Las plataformas no invierten en infraestructura, no generan empleo de calidad, no distribuyen riqueza. Solo extraen. Extraen trabajo sin derechos, extraen datos sin consentimiento, extraen dinero con sistemas financieros opacos. En un país sin recursos para sostener un Estado fuerte, ellas terminan gobernando.

El futuro hipotecado

Los jóvenes trabajan mientras estudian, pero trabajan tanto que no pueden estudiar. Algunos abandonan. “No hay futuro”, dice un pibe mientras pedalea en una bicicleta con el logo de una app de delivery. Otros resisten, intentan organizarse, buscan alternativas. Pero la sensación de que todo está determinado desde afuera es fuerte.
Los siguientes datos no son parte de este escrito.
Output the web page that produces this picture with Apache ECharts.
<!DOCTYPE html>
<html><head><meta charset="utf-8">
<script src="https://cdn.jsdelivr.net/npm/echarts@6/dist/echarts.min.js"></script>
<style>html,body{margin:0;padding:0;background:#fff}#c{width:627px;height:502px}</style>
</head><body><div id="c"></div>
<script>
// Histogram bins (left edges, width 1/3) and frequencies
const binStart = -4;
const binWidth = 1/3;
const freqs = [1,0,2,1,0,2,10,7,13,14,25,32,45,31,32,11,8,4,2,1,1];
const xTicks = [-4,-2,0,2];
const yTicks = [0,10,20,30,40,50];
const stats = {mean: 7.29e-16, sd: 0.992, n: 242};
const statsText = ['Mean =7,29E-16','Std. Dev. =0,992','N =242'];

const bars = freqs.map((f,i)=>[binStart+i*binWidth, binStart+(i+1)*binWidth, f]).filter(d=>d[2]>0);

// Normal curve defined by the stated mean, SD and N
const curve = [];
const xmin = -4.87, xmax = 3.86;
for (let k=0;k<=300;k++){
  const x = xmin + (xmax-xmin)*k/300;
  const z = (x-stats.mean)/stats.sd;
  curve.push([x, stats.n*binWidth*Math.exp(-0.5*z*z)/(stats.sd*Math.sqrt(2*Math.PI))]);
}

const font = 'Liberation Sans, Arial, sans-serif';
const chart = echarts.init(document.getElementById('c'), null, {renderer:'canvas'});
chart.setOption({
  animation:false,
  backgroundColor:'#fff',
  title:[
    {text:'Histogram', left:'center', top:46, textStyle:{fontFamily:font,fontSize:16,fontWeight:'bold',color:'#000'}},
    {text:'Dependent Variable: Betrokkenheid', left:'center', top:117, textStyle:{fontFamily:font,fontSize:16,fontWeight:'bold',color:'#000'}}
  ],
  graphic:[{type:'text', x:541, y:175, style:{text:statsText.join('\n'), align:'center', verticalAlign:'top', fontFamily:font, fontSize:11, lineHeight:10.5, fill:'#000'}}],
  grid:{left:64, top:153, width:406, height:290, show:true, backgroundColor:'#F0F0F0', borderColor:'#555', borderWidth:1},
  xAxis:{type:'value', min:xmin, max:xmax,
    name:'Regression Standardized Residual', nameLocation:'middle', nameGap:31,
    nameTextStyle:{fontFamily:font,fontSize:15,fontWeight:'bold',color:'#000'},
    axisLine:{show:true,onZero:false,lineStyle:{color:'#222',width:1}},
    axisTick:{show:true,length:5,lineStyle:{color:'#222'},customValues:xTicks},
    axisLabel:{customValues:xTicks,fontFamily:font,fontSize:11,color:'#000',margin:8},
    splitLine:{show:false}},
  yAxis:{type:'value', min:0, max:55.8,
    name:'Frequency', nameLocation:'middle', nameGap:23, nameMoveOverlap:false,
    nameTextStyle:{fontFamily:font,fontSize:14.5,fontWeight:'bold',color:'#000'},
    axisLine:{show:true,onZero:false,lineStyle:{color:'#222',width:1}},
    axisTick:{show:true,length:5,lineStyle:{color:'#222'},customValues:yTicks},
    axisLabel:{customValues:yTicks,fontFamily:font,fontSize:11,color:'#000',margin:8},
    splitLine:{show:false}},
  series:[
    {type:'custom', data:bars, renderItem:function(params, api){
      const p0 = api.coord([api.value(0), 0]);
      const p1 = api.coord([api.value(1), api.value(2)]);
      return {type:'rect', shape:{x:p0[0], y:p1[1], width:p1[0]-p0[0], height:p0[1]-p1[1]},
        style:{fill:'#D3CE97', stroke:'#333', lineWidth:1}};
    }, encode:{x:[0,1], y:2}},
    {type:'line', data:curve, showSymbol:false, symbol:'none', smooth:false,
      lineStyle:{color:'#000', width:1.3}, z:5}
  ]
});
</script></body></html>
Las plataformas digitales y los organismos de crédito internacional son estructuras diferentes, pero actúan igual. No producen bienes, pero administran recursos esenciales. No son gobiernos, pero definen políticas públicas. No están en el día a día de las personas, pero afectan cada decisión que toman.

El FMI le dice a un país que para pagar su deuda tiene que ajustar su gasto. Las plataformas le dicen a una persona que para ganar más dinero tiene que trabajar más horas. El FMI impone condiciones a un gobierno. Las plataformas imponen condiciones a sus trabajadores y usuarios.

El resultado es el mismo: cada vez menos margen para decidir, cada vez menos espacio para pensar en el futuro. Se trabaja más, se tiene menos, se depende de un sistema que solo beneficia a los de arriba.

Pero la historia no está cerrada. Aunque el poder de las plataformas y del FMI parezca absoluto, no es indestructible. Las crisis han derrumbado imperios, han generado nuevas ideas, han abierto caminos que parecían imposibles.

Hoy, la gente sobrevive como puede. Pero también resiste. Porque aunque nos digan que no hay alternativa, siempre hay una forma de recuperar lo que nos quieren quitar.